For a giddy minute, Natalie toyed with a "master plan" that both of them should get pregnant at once. But a fertility specialist gave them a reality check: "He said my eggs were a lot younger," Cheryl recalls.

They asked a friend, a single gay man, to be their donor, but he couldn't wrap his schedule around the timing of Cheryl's ovulation. They asked a gay male couple, who declined. Then they learned about the Known Donor Registry, a free online resource through which people can locate sperm donors, egg donors, and gestational surrogates.

They had a list of questions for any potential donor: Did he have a spiritual practice? Was he allergic to animals? Did he smoke? Drink? Use drugs? Finally, they found their man: a fair-skinned, blue-eyed artist/photographer whose baby pictures were adorable and whose reviews on the site were positive. Through several in-person meetings, they confirmed that the donor had no interest in parenting a child but that he was willing to meet any future offspring.

Four intrauterine inseminations later, a faint line appeared on the pregnancy test. They told Natalie's parents first; Cheryl hesitated to share the news with her own family. "I thought they would feel like: 'Oh, she's really sticking with this same-sex thing.' But they were thrilled."

Pregnancy was not what Cheryl had expected: Instead of a soft-focus nine months of rhapsodizing about the new life growing inside her, it felt like a clinical experience that included doctors' appointments, wayward kicks, and indigestion.

The two escaped for a "baby-moon" when Cheryl was three months pregnant - "our last vacation for 5,000 years," Natalie jokes - to swim with dolphins and unwind at a resort in Cozumel.
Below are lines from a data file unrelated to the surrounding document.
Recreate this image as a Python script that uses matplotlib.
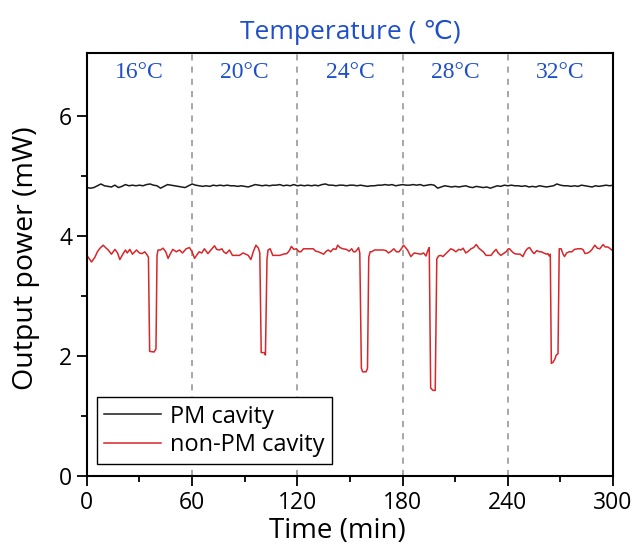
import numpy as np
import matplotlib
matplotlib.use("Agg")
import matplotlib.pyplot as plt

plt.rcParams['font.family'] = ['Open Sans', 'DejaVu Sans']

# PM cavity, sampled every 2 min
pm_t = np.arange(0, 301, 2)
pm_p = [4.81, 4.80, 4.81, 4.84, 4.87, 4.84, 4.83, 4.82, 4.85, 4.81,
        4.83, 4.86, 4.84, 4.85, 4.84, 4.85, 4.84, 4.86, 4.87, 4.85,
        4.84, 4.80, 4.83, 4.86, 4.85, 4.84, 4.83, 4.82, 4.81, 4.84,
        4.87, 4.85, 4.84, 4.83, 4.84, 4.83, 4.85, 4.84, 4.85, 4.84,
        4.85, 4.84, 4.84, 4.83, 4.84, 4.83, 4.82, 4.84, 4.86, 4.85,
        4.84, 4.85, 4.84, 4.85, 4.85, 4.86, 4.84, 4.85, 4.84, 4.86,
        4.84, 4.85, 4.84, 4.85, 4.84, 4.85, 4.84, 4.86, 4.87, 4.85,
        4.85, 4.84, 4.85, 4.85, 4.84, 4.85, 4.85, 4.84, 4.85, 4.84,
        4.83, 4.84, 4.84, 4.85, 4.85, 4.86, 4.85, 4.86, 4.84, 4.85,
        4.86, 4.85, 4.85, 4.86, 4.85, 4.86, 4.84, 4.85, 4.86, 4.85,
        4.80, 4.82, 4.84, 4.83, 4.82, 4.83, 4.82, 4.83, 4.84, 4.82,
        4.81, 4.83, 4.82, 4.81, 4.82, 4.80, 4.82, 4.84, 4.83, 4.85,
        4.84, 4.85, 4.84, 4.84, 4.83, 4.84, 4.82, 4.83, 4.82, 4.84,
        4.83, 4.82, 4.83, 4.84, 4.87, 4.85, 4.84, 4.84, 4.83, 4.84,
        4.83, 4.85, 4.84, 4.83, 4.82, 4.84, 4.83, 4.84, 4.85, 4.84,
        4.85]

# non-PM cavity
npm_t = [0, 1.5, 2.7, 4.6, 6, 7.5, 9.3, 11, 12.2, 14, 16, 17.5, 18.8, 20.5, 22, 23,
         24.5, 26, 28.3, 30, 31.5, 33, 34.3, 35.1, 35.8, 38.3, 39.4, 40.0, 40.6, 42,
         43.4, 45, 46.3, 47.5, 49, 51, 52.8, 54.5, 56.6, 58.5, 60, 61.4, 63, 64, 65.5,
         67, 69, 71, 72.8, 74, 75.6, 77, 78, 79.4, 81.3, 83, 85, 87, 89, 90.6, 92, 93.5,
         95, 96.4, 97.8, 98.6, 99.4, 101.2, 101.8, 102.7, 103.3, 104.5, 106, 108, 110,
         112, 114, 115.5, 116.6, 118, 119.5, 121, 122, 123.5, 125, 127, 129, 130.5, 132,
         133.5, 135, 136.5, 137.6, 139, 140.5, 142, 143, 144.3, 146, 148, 149.5, 151,
         152, 153, 154, 154.9, 155.6, 156.5, 157.2, 159.2, 160, 160.7, 161.5, 162.4, 164,
         165, 167, 169, 170.5, 172, 173.5, 175, 176.5, 178, 179.5, 180.5, 182, 182.8,
         184.7, 186.6, 188.5, 190.4, 192, 193.3, 194.5, 195.2, 196.0, 197.3, 198.6,
         199.5, 200.5, 201.8, 203, 204.7, 206, 207.5, 209, 210.4, 212, 213.3, 214.5, 216,
         217.5, 219, 220.5, 222, 223.5, 224.7, 226, 227.6, 229, 230.4, 232, 233.3, 234.5,
         236, 237.5, 239, 240.3, 241, 242.5, 243.8, 245.5, 247, 248.6, 249.5, 250.5,
         251.5, 252.4, 254, 255, 256.5, 258, 259, 260.5, 262, 262.8, 263.6, 264.2, 264.8,
         265.8, 266.8, 267.6, 268.6, 269.3, 270.4, 271.5, 272.3, 273.5, 275, 276.5, 278,
         280, 282, 283, 284, 285.5, 286.7, 288, 289.6, 291, 292.4, 293.5, 294.3, 295.5,
         297, 298.5, 300]
npm_p = [3.68, 3.62, 3.57, 3.65, 3.74, 3.80, 3.85, 3.80, 3.77, 3.70, 3.78, 3.72, 3.61,
         3.70, 3.77, 3.72, 3.78, 3.70, 3.77, 3.72, 3.71, 3.74, 3.69, 3.65, 2.08, 2.07,
         2.12, 3.68, 3.77, 3.77, 3.80, 3.74, 3.63, 3.70, 3.78, 3.74, 3.77, 3.72, 3.79,
         3.81, 3.74, 3.63, 3.70, 3.74, 3.72, 3.79, 3.71, 3.78, 3.84, 3.78, 3.77, 3.79,
         3.74, 3.71, 3.77, 3.68, 3.68, 3.68, 3.72, 3.70, 3.68, 3.61, 3.75, 3.85, 3.80,
         3.72, 2.06, 2.06, 2.02, 3.62, 3.77, 3.79, 3.68, 3.68, 3.68, 3.70, 3.71, 3.76,
         3.83, 3.78, 3.79, 3.74, 3.74, 3.79, 3.79, 3.79, 3.79, 3.75, 3.74, 3.72, 3.70,
         3.75, 3.77, 3.74, 3.79, 3.78, 3.85, 3.81, 3.79, 3.78, 3.75, 3.79, 3.74, 3.74,
         3.77, 3.81, 3.72, 1.80, 1.74, 1.74, 1.80, 3.65, 3.74, 3.74, 3.77, 3.77, 3.77,
         3.77, 3.76, 3.72, 3.75, 3.79, 3.74, 3.74, 3.80, 3.85, 3.80, 3.77, 3.66, 3.72,
         3.71, 3.70, 3.72, 3.67, 3.77, 3.81, 1.47, 1.43, 1.43, 3.62, 3.67, 3.68, 3.66,
         3.71, 3.75, 3.79, 3.77, 3.74, 3.78, 3.77, 3.80, 3.72, 3.75, 3.79, 3.81, 3.86,
         3.80, 3.77, 3.74, 3.68, 3.68, 3.68, 3.74, 3.78, 3.72, 3.68, 3.71, 3.74, 3.79,
         3.79, 3.74, 3.71, 3.70, 3.70, 3.66, 3.72, 3.77, 3.80, 3.81, 3.74, 3.71, 3.76,
         3.74, 3.74, 3.72, 3.70, 3.71, 3.67, 3.70, 1.88, 1.90, 1.95, 2.02, 2.04, 3.79,
         3.79, 3.70, 3.66, 3.72, 3.74, 3.74, 3.78, 3.79, 3.79, 3.77, 3.71, 3.72, 3.74,
         3.78, 3.85, 3.80, 3.79, 3.83, 3.86, 3.82, 3.82, 3.79, 3.75]

temps = ['16°C', '20°C', '24°C', '28°C', '32°C']
temp_centers = [30, 90, 150, 210, 270]
boundaries = [60, 120, 180, 240]
blue = '#1f4fc8'

fig = plt.figure(figsize=(6.34, 5.48), dpi=100)
ax = fig.add_axes([0.137, 0.131, 0.830, 0.772])

ax.plot(pm_t, pm_p, color='#1a1a1a', lw=1.1, label='PM cavity')
ax.plot(npm_t, npm_p, color='#d8262a', lw=1.1, label='non-PM cavity')

for b in boundaries:
    ax.axvline(b, color='#909090', lw=1.1, ls=(0, (4, 4)), zorder=0)

for c, s in zip(temp_centers, temps):
    ax.text(c, 6.72, s, color=blue, fontsize=17, family='Liberation Serif',
            ha='center', va='center')

ax.set_xlim(0, 300)
ax.set_ylim(0, 7.05)
ax.set_xticks([0, 60, 120, 180, 240, 300])
ax.set_xticks([30, 90, 150, 210, 270], minor=True)
ax.set_yticks([0, 2, 4, 6])
ax.set_yticks([1, 3, 5], minor=True)
ax.tick_params(which='major', direction='out', length=7, width=1.3, labelsize=16.5)
ax.tick_params(which='minor', direction='out', length=4, width=1.3)
for sp in ax.spines.values():
    sp.set_linewidth(1.5)

ax.set_xlabel('Time (min)', fontsize=20)
ax.xaxis.set_label_coords(0.477, -0.097)
ax.set_ylabel('Output power (mW)', fontsize=20.5)
ax.yaxis.set_label_coords(-0.089, 0.515)
ax.set_title('Temperature ( ℃)', fontsize=19, color=blue, pad=10)

leg = ax.legend(loc='lower left', bbox_to_anchor=(0.019, 0.028), borderaxespad=0,
                fontsize=17, handlelength=2.4, fancybox=False, framealpha=1,
                edgecolor='black', borderpad=0.3, labelspacing=0.2, handletextpad=0.4)
leg.get_frame().set_linewidth(1.0)

fig.savefig('out.png', dpi=100)
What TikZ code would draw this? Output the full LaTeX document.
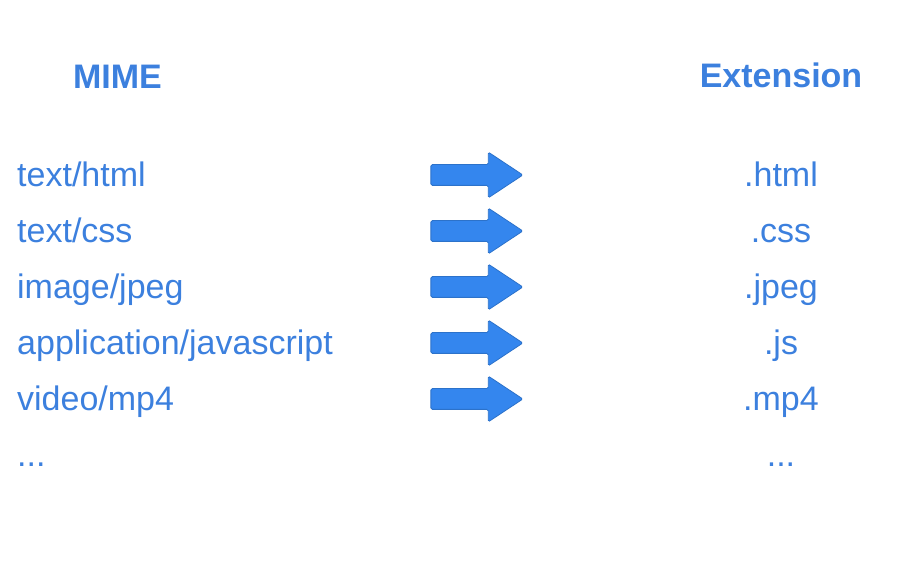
\documentclass[tikz,border=0pt]{standalone}
\usepackage{fontspec}
\setmainfont{Liberation Sans}
\usepackage{tikz}
\usetikzlibrary{shapes.arrows}

\definecolor{mimeblue}{RGB}{60,128,222}
\definecolor{arrowblue}{RGB}{52,134,238}

\begin{document}
\begin{tikzpicture}[x=1pt, y=1pt,
	every node/.style={text=mimeblue, font=\fontsize{34}{40}\selectfont, inner sep=0pt},
	heading/.style={font=\fontsize{34}{40}\selectfont\bfseries, anchor=base},
	mimetype/.style={anchor=base west},
	extension/.style={anchor=base},
	maparrow/.style={single arrow, fill=arrowblue, draw=arrowblue!85!black, line width=0.8pt,
		text height=0pt, text depth=0pt, inner xsep=0pt, inner ysep=10pt,
		minimum height=92pt, single arrow head extend=12.5pt,
		single arrow tip angle=67, rounded corners=1.5pt}]
\useasboundingbox (0,0) rectangle (900,561);
\node[heading] (mime) at (117.5,472) {MIME};
\node[heading] (ext) at (781,473) {Extension};
\foreach \mtype/\ext [count=\i] in {{text/html}/.html, {text/css}/.css, {image/jpeg}/.jpeg,
	{application/javascript}/.js, {video/mp4}/.mp4}
{
	\node[mimetype] (mime\i) at (17,430-56*\i) {\mtype};
	\node[extension] (ext\i) at (781,430-56*\i) {\ext};
	\node[maparrow] (arrow\i) at (469,442-56*\i) {};
}
\node[mimetype] (mime6) at (17,94) {...};
\node[extension] (ext6) at (781,94) {...};
\end{tikzpicture}
\end{document}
Cheryl practiced yoga and indulged her cravings for Steak-umm and Tater Tots. Natalie, munching along with her, gained 20 pounds.

Cheryl had done enough research, compiling statistics on caesarians and episiotomies, to plan for an unmedicated birth, with a midwife and a doula in attendance. At 40 weeks and five days, with a jump-start from Pitocin, she got what she wanted, a labor she describes as "the most intense meditation I've ever done . . . I couldn't get comfortable. I wanted to run out of my body."

Natalie caught Orion - six pounds, 13 ounces, slick with vernix and fuzzed with duck-feathery hair - with her bare hands. "I was amazed that he was this complete, whole person who had been, just a moment ago, inside me," Cheryl says.

Both were stunned by the sheer physicality of caring for an infant. "When he cried, I felt it coursing through my body," Cheryl says, and Natalie lost the 20 pounds she'd gained - a result of endless walking, bouncing Orion on the yoga ball, and not having time to eat. "I'm 45 and not as spry as I was," Natalie says. "Those first eight weeks kicked my ass."

Cheryl, now back at work as an administrative associate at a rabbinic seminary, struggles to stitch together all the parts of her life: "When I'm at work, I feel disconnected from my home life and my baby. It feels like there's not enough time in the day."

And for Natalie, parenthood has brought the most life-lurching surprise. "I used to have a fantasy that I could just leave Cheryl and Poppy and go to the beach." But she no longer dreams of flight - not from the partner who knows her secrets and makes her laugh, not from the baby who smiles when she sings Olivia Newton John songs.

"I don't want to escape my life, because these two beings are engraved in my body and soul," she says. "That's new for me."